--- start RECORDED DATA ---

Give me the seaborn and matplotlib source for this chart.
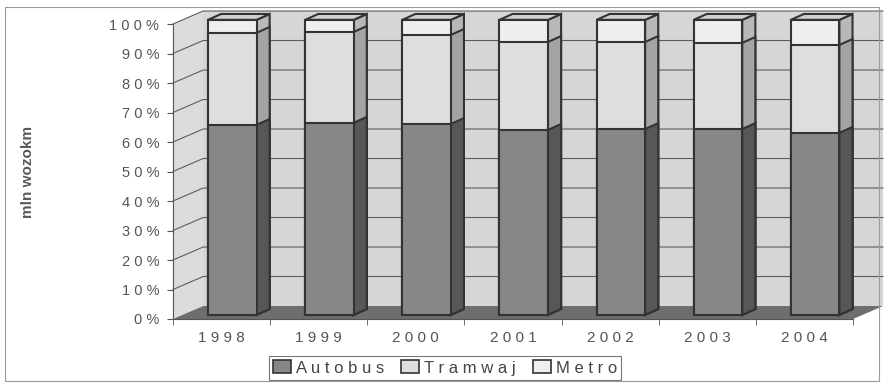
import numpy as np
import pandas as pd
import matplotlib.pyplot as plt
import seaborn as sns
from matplotlib.patches import Polygon, Patch, Rectangle

years = ['1998', '1999', '2000', '2001', '2002', '2003', '2004']
autobus = [64.4, 65.1, 64.7, 62.7, 63.0, 63.0, 61.7]
tramwaj = [31.2, 30.8, 30.2, 29.8, 29.5, 29.2, 29.8]
metro = [4.4, 4.1, 5.1, 7.5, 7.5, 7.8, 8.5]
series = ['Autobus', 'Tramwaj', 'Metro']

front = {'Autobus': '#878787', 'Tramwaj': '#dedede', 'Metro': '#efefef'}
side = {'Autobus': '#575757', 'Tramwaj': '#a4a4a4', 'Metro': '#b8b8b8'}
edge = '#333333'
txt = '#555555'

df = pd.DataFrame({'year': years, 'Autobus': autobus, 'Tramwaj': tramwaj, 'Metro': metro})
df['cum_Autobus'] = df['Autobus']
df['cum_Tramwaj'] = df['Autobus'] + df['Tramwaj']
df['cum_Metro'] = df['cum_Tramwaj'] + df['Metro']

sns.set_style('white')
plt.rcParams['font.family'] = ['Liberation Sans', 'DejaVu Sans']

fig = plt.figure(figsize=(8.84, 3.83), dpi=100)
ax = fig.add_axes([173 / 884, 64 / 383, 680 / 884, 295 / 383])

# wall depth (data units) and bar depth/offset
DX, DY = 0.31, 4.4
BX, BY = 0.11, 1.4
dx, dy = 0.135, 2.0

# walls and floor
ax.add_patch(Polygon([(-0.5, 0), (-0.5, 100), (-0.5 + DX, 100 + DY), (-0.5 + DX, DY)],
                     closed=True, fc='#dcdcdc', ec='none', zorder=0, clip_on=False))
ax.add_patch(Polygon([(-0.5 + DX, DY), (-0.5 + DX, 100 + DY), (6.5 + DX, 100 + DY), (6.5 + DX, DY)],
                     closed=True, fc='#d6d6d6', ec='none', zorder=0, clip_on=False))
ax.add_patch(Polygon([(-0.5, 0), (6.5, 0), (6.5 + DX, DY), (-0.5 + DX, DY)],
                     closed=True, fc='#6e6e6e', ec='none', zorder=1, clip_on=False))
for v in range(10, 101, 10):
    ax.plot([-0.5, -0.5 + DX, 6.5 + DX], [v, v + DY, v + DY], color='#5e5e5e', lw=0.8,
            zorder=1, clip_on=False)

# stacked bars: draw tallest first
z = 3
for s in ['Metro', 'Tramwaj', 'Autobus']:
    n0 = len(ax.patches)
    sns.barplot(data=df, x='year', y='cum_' + s, color=front[s], saturation=1, width=0.5,
                edgecolor=edge, linewidth=1.5, ax=ax, zorder=z)
    for p in ax.patches[n0:]:
        p.set_x(p.get_x() + BX)
        p.set_y(p.get_y() + BY)
        p.set_zorder(z + 1)
        p.set_clip_on(False)
        x0, y0 = p.get_x(), p.get_y()
        x1, y1 = x0 + p.get_width(), y0 + p.get_height()
        ax.add_patch(Polygon([(x1, y0), (x1 + dx, y0 + dy), (x1 + dx, y1 + dy), (x1, y1)],
                             closed=True, fc=side[s], ec=edge, lw=1.5, zorder=z, clip_on=False))
        if s == 'Metro':
            ax.add_patch(Polygon([(x0, y1), (x0 + dx, y1 + dy), (x1 + dx, y1 + dy), (x1, y1)],
                                 closed=True, fc='#cfcfcf', ec=edge, lw=1.5, zorder=z, clip_on=False))
    z += 2

ax.set_xlim(-0.5, 6.5)
ax.set_ylim(0, 100)
ax.set_yticks(range(0, 101, 10))
ax.set_yticklabels([' '.join(str(v)) + ' %' for v in range(0, 101, 10)])
ax.set_xticks(range(len(years)))
ax.set_xticklabels([' '.join(y) for y in years])
ax.set_xticks(np.arange(-0.5, 7, 1), minor=True)
ax.tick_params(axis='x', which='major', length=0, pad=9, labelsize=11, labelcolor=txt)
ax.tick_params(axis='x', which='minor', length=4, color='#555555', direction='out', bottom=True)
ax.tick_params(axis='y', length=4, color='#555555', direction='out', left=True,
               labelsize=10.5, labelcolor=txt, pad=6)
ax.set_xlabel('')
ax.set_ylabel('')
for k in ['top', 'right']:
    ax.spines[k].set_visible(False)
for k in ['left', 'bottom']:
    ax.spines[k].set_color('#555555')
    ax.spines[k].set_linewidth(0.8)
    ax.spines[k].set_zorder(20)

fig.text(28 / 884, 1 - 172 / 383, 'mln wozokm', rotation=90, ha='center', va='center',
         fontsize=11, fontweight='bold', color='#5a5a5a')

handles = [Patch(fc=front[s], ec=edge, lw=1.2) for s in series]
leg = fig.legend(handles, [' '.join(s) for s in series], loc='center',
                 bbox_to_anchor=(445 / 884, 1 - 368 / 383), ncol=3, frameon=True,
                 fancybox=False, edgecolor='#555555', fontsize=12, handlelength=1.1,
                 handleheight=0.8, handletextpad=0.3, columnspacing=1.0,
                 borderpad=0.25, labelcolor='#444444')
leg.get_frame().set_linewidth(0.8)

fig.patches.append(Rectangle((5 / 884, 2 / 383), 874 / 884, 374 / 383, transform=fig.transFigure,
                             fill=False, ec='#9a9a9a', lw=0.8, zorder=30))

fig.savefig('out.png', dpi=100, facecolor='white')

--- end RECORDED DATA ---

List all lines in the material containing the string "seaborn".

Give me the seaborn and matplotlib source for this chart.
import seaborn as sns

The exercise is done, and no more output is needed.